TV reporter shares the spotlight with her life-saving Inova physician team
Kim Jones, an NFL Network reporter, experienced a terrifying health event in November 2018 while reporting on the Washington Redskins at a press conference.
“My neck got hot on both sides. I walked outside and I tripped. Immediately I knew something was wrong,” recalls Jones.
She returned to the press conference, but soon after only remembers being in and out of consciousness and then being in an ambulance.
Jones was suffering from an aortic dissection, which is a tear in the wall of the artery carrying blood out of the heart. The EMT team initially thought it was a heart attack, but she was transferred to Inova Fairfax Hospital when it was discovered that her aorta was in trouble. (Aortic dissection is the same condition that killed actor John Ritter.)
In an interview on NBC’s morning news program TODAY on February 20, Jones was joined by Inova’s Liam P. Ryan, MD, who serves as Director of Inova’s Aortic Surgery Program.

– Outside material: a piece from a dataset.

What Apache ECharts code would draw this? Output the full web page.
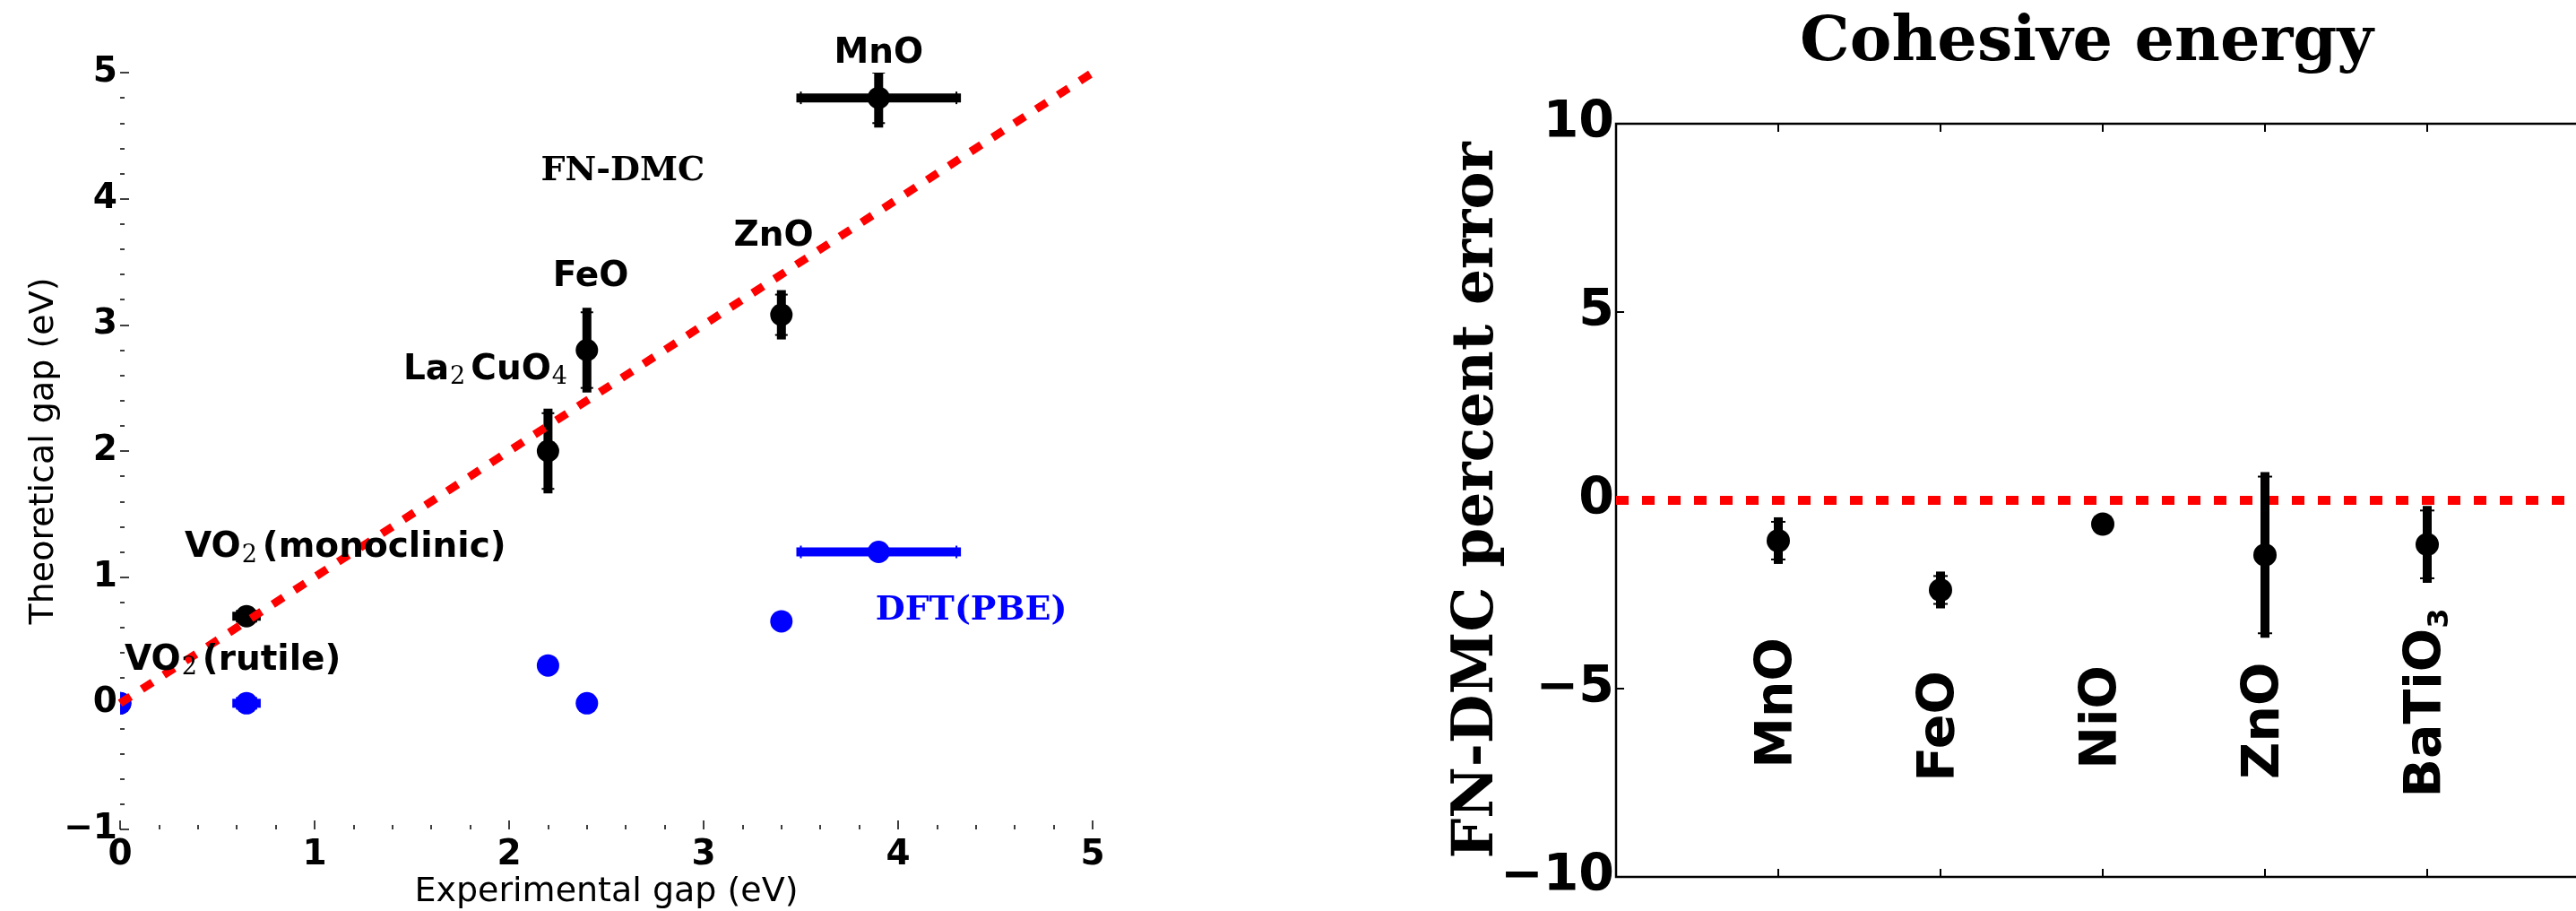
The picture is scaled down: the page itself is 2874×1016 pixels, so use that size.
<!DOCTYPE html>
<html>
<head>
<meta charset="utf-8">
<title>Band gaps and cohesive energy</title>
<script src="https://cdn.jsdelivr.net/npm/echarts@6/dist/echarts.min.js"></script>
<style>
  html, body { margin: 0; padding: 0; background: #fff; }
  #chart { width: 2874px; height: 1016px; }
</style>
</head>
<body>
<div id="chart"></div>
<script>
// left panel: band gaps (eV)
const gapLabels = ['{b|VO}{s|2}{b|(rutile)}', '{b|VO}{s|2}{b|(monoclinic)}', '{b|La}{s|2}{b|CuO}{s|4}', '{b|FeO}', '{b|ZnO}', '{b|MnO}']
const expGap = [0, 0.65, 2.2, 2.4, 3.4, 3.9]
const expGapErr = [0, 0.05, 0, 0, 0, 0.4]
const dmcGap = [0, 0.69, 2.0, 2.8, 3.08, 4.8]
const dmcGapErr = [0, 0, 0.3, 0.3, 0.16, 0.2]
const pbeGap = [0, 0, 0.3, 0, 0.65, 1.2]
// where each system name is written (data coords)
const gapLabelX = [0.023, 0.332, 1.456, 2.42, 3.36, 3.90]
const gapLabelY = [0.34, 1.23, 2.64, 3.38, 3.70, 5.15]
const gapLabelAlign = ['left', 'left', 'left', 'center', 'center', 'center']
const methodNames = ['FN-DMC', 'DFT(PBE)']
const methodX = [2.585, 4.376]
const methodY = [4.22, 0.736]
const parityLine = [[0, 0], [5, 5]]

// right panel: cohesive energy, FN-DMC percent error
const cohLabels = ['{b|MnO}', '{b|FeO}', '{b|NiO}', '{b|ZnO}', '{b|BaTiO}{s|3}']
const cohPos = [1, 2, 3, 4, 5]
const cohErr = [-1.07, -2.38, -0.63, -1.45, -1.17]
const cohErrBar = [0.5, 0.37, 0, 2.08, 0.9]
const cohLabelY = [-5.38, -6.0, -5.76, -5.85, -5.38]
const zeroLine = [[0, 0], [6, 0]]

const BLACK = '#000000'
const BLUE = '#0000ff'
const RED = '#ff0000'
const SANS = 'DejaVu Sans'
const SERIF = 'DejaVu Serif'

const minus = v => String(v).replace('-', '\u2212')

// dot + error bars, drawn through the axes' scales
function errorPoint(color, lw, capHalf, r) {
  return function (params, api) {
    const x = api.value(0), y = api.value(1), xe = api.value(2), ye = api.value(3)
    const c = api.coord([x, y])
    const kids = []
    const bar = { stroke: color, lineWidth: lw, lineCap: 'square' }
    const cap = { stroke: color, lineWidth: 2 }
    if (xe > 0) {
      const a = api.coord([x - xe, y]), b = api.coord([x + xe, y])
      kids.push({ type: 'line', shape: { x1: a[0], y1: a[1], x2: b[0], y2: b[1] }, style: bar })
      kids.push({ type: 'line', shape: { x1: a[0], y1: a[1] - capHalf, x2: a[0], y2: a[1] + capHalf }, style: cap })
      kids.push({ type: 'line', shape: { x1: b[0], y1: b[1] - capHalf, x2: b[0], y2: b[1] + capHalf }, style: cap })
    }
    if (ye > 0) {
      const a = api.coord([x, y - ye]), b = api.coord([x, y + ye])
      kids.push({ type: 'line', shape: { x1: a[0], y1: a[1], x2: b[0], y2: b[1] }, style: bar })
      kids.push({ type: 'line', shape: { x1: a[0] - capHalf, y1: a[1], x2: a[0] + capHalf, y2: a[1] }, style: cap })
      kids.push({ type: 'line', shape: { x1: b[0] - capHalf, y1: b[1], x2: b[0] + capHalf, y2: b[1] }, style: cap })
    }
    kids.push({ type: 'circle', shape: { cx: c[0], cy: c[1], r: r }, style: { fill: color } })
    return { type: 'group', children: kids }
  }
}

// text placed at a data point
function textAt(texts, rich, opts) {
  return function (params, api) {
    const i = params.dataIndex
    const p = api.coord([api.value(0), api.value(1)])
    return {
      type: 'text',
      x: p[0],
      y: p[1],
      rotation: opts.rotation || 0,
      style: {
        text: texts[i],
        rich: rich,
        fill: opts.color || BLACK,
        align: opts.align ? opts.align[i] : 'center',
        verticalAlign: 'middle'
      }
    }
  }
}

const gapRich = {
  b: { fontFamily: SANS, fontWeight: 'bold', fontSize: 39, lineHeight: 44, fill: BLACK },
  s: { fontFamily: SERIF, fontWeight: 'normal', fontSize: 27, lineHeight: 18, verticalAlign: 'bottom',
       padding: [0, 6, 0, 1], fill: BLACK }
}
const cohRich = {
  b: { fontFamily: SANS, fontWeight: 'bold', fontSize: 57, lineHeight: 62, fill: BLACK },
  s: { fontFamily: SANS, fontWeight: 'bold', fontSize: 32, lineHeight: 8, verticalAlign: 'bottom', fill: BLACK }
}

const tickStyle = { color: BLACK, width: 1.5 }

const option = {
  animation: false,
  backgroundColor: '#fff',
  title: {
    text: 'Cohesive energy',
    left: 2328,
    top: 14,
    padding: 0,
    textAlign: 'center',
    textStyle: { fontFamily: SERIF, fontWeight: 'bold', fontSize: 70, color: BLACK }
  },
  grid: [
    { left: 134, top: 81, width: 1085, height: 844, outerBoundsMode: 'none' },
    { left: 1803, top: 138, width: 1086, height: 840, outerBoundsMode: 'none',
      show: true, borderColor: BLACK, borderWidth: 2.5, backgroundColor: 'transparent' }
  ],
  xAxis: [
    {
      gridIndex: 0, type: 'value', min: 0, max: 5, interval: 1,
      axisLine: { show: false, onZero: false },
      axisTick: { inside: true, length: 10, lineStyle: tickStyle },
      minorTick: { show: true, splitNumber: 5, length: 5, lineStyle: tickStyle },
      splitLine: { show: false },
      axisLabel: { fontFamily: SANS, fontWeight: 'bold', fontSize: 39, color: BLACK, margin: 9, formatter: minus },
      name: 'Experimental gap (eV)', nameLocation: 'middle', nameGap: 51, nameMoveOverlap: false,
      nameTextStyle: { fontFamily: SANS, fontSize: 38, color: BLACK }
    },
    {
      gridIndex: 1, type: 'value', min: 0, max: 6, interval: 1,
      axisLine: { show: false, onZero: false },
      axisTick: { inside: true, length: 9, lineStyle: { color: BLACK, width: 2 } },
      splitLine: { show: false },
      axisLabel: { show: false }
    },
    {
      gridIndex: 1, type: 'value', position: 'top', min: 0, max: 6, interval: 1,
      axisLine: { show: false, onZero: false },
      axisTick: { inside: true, length: 9, lineStyle: { color: BLACK, width: 2 } },
      splitLine: { show: false },
      axisLabel: { show: false }
    }
  ],
  yAxis: [
    {
      gridIndex: 0, type: 'value', min: -1, max: 5, interval: 1,
      axisLine: { show: false, onZero: false },
      axisTick: { inside: true, length: 10, lineStyle: tickStyle },
      minorTick: { show: true, splitNumber: 5, length: 5, lineStyle: tickStyle },
      splitLine: { show: false },
      axisLabel: { fontFamily: SANS, fontWeight: 'bold', fontSize: 39, color: BLACK, margin: 3, formatter: minus },
      name: 'Theoretical gap (eV)', nameLocation: 'middle', nameRotate: 90, nameGap: 66, nameMoveOverlap: false,
      nameTextStyle: { fontFamily: SANS, fontSize: 38, color: BLACK }
    },
    {
      gridIndex: 1, type: 'value', min: -10, max: 10, interval: 5,
      axisLine: { show: false, onZero: false },
      axisTick: { inside: true, length: 9, lineStyle: { color: BLACK, width: 2 } },
      splitLine: { show: false },
      axisLabel: { fontFamily: SANS, fontWeight: 'bold', fontSize: 57, color: BLACK, margin: 2, formatter: minus },
      name: 'FN-DMC percent error', nameLocation: 'middle', nameRotate: 90, nameGap: 123, nameMoveOverlap: false,
      nameTextStyle: { fontFamily: SERIF, fontWeight: 'bold', fontSize: 63, color: BLACK }
    }
  ],
  series: [
    // FN-DMC gaps
    {
      type: 'custom', xAxisIndex: 0, yAxisIndex: 0, clip: true, z: 3,
      data: expGap.map((x, i) => [x, dmcGap[i], expGapErr[i], dmcGapErr[i]]),
      renderItem: errorPoint(BLACK, 10, 7, 12.5)
    },
    // DFT(PBE) gaps
    {
      type: 'custom', xAxisIndex: 0, yAxisIndex: 0, clip: true, z: 3,
      data: expGap.map((x, i) => [x, pbeGap[i], expGapErr[i], 0]),
      renderItem: errorPoint(BLUE, 10, 7, 12.5)
    },
    // parity line
    {
      type: 'line', xAxisIndex: 0, yAxisIndex: 0, data: parityLine, symbol: 'none', z: 4,
      lineStyle: { color: RED, width: 9, type: [14, 15], cap: 'butt' }
    },
    // system names, left
    {
      type: 'custom', xAxisIndex: 0, yAxisIndex: 0, z: 5,
      data: gapLabelX.map((x, i) => [x, gapLabelY[i]]),
      renderItem: textAt(gapLabels, gapRich, { align: gapLabelAlign })
    },
    // method names
    {
      type: 'custom', xAxisIndex: 0, yAxisIndex: 0, z: 5,
      data: methodX.map((x, i) => [x, methodY[i]]),
      renderItem: function (params, api) {
        const i = params.dataIndex
        const p = api.coord([api.value(0), api.value(1)])
        return {
          type: 'text', x: p[0], y: p[1],
          style: {
            text: methodNames[i], fill: i === 0 ? BLACK : BLUE,
            font: 'bold 38px "DejaVu Serif"', align: 'center', verticalAlign: 'middle'
          }
        }
      }
    },
    // right panel: zero line
    {
      type: 'line', xAxisIndex: 1, yAxisIndex: 1, data: zeroLine, symbol: 'none', z: 2,
      lineStyle: { color: RED, width: 10, type: [14, 15], cap: 'butt' }
    },
    // cohesive energy errors
    {
      type: 'custom', xAxisIndex: 1, yAxisIndex: 1, clip: true, z: 3,
      data: cohPos.map((x, i) => [x, cohErr[i], 0, cohErrBar[i]]),
      renderItem: errorPoint(BLACK, 10, 8, 13)
    },
    // rotated system names
    {
      type: 'custom', xAxisIndex: 1, yAxisIndex: 1, z: 5,
      data: cohPos.map((x, i) => [x, cohLabelY[i]]),
      renderItem: textAt(cohLabels, cohRich, { rotation: Math.PI / 2 })
    }
  ]
}

const chart = echarts.init(document.getElementById('chart'))
chart.setOption(option)
window.addEventListener('resize', () => chart.resize())
</script>
</body>
</html>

Dr. Ryan stresses that the symptoms of heart attack and aortic dissection feel very similar to the person experiencing them, so “you should always call 911 if you are having distressing symptoms.”
Seeking emergency care is crucial for another reason: 40 percent of people who present with aortic dissection have no risk factors (such as smoking, high blood pressure, or family history).
Dr. Ryan also discussed the question of “benign” heart murmurs as a possible risk factor. A common congenital heart defect is an abnormal aortic valve, which affects 1 to 2 percent of the population. Often the “benign” murmurs are caused by the bicuspid valve, and this condition confers and eight to ten-fold increase in your risk of aortic dissection over your lifetime. For that reason, it is important to have a murmur (or any other symptom) checked out by a cardiologist.
During her two-week recovery at Inova Fairfax Hospital, Jones was effusive in her praise for her doctors and care teams.
“Everyone at this hospital has helped put me back together,” said Jones in an Instagram post from her hospital room, which is featured in the Today Show piece.
Jones also recalls a post-op visit from one of the other key surgeons who helped her, Alan M. Speir, MD.
Dr. Speir told Jones he was sorry about the visible scars she would carry as a result of her lifesaving treatment. But Jones was adamant that she doesn’t mind them.
“The scars are who I am now,” says Jones. “Don’t apologize, because you saved my life.”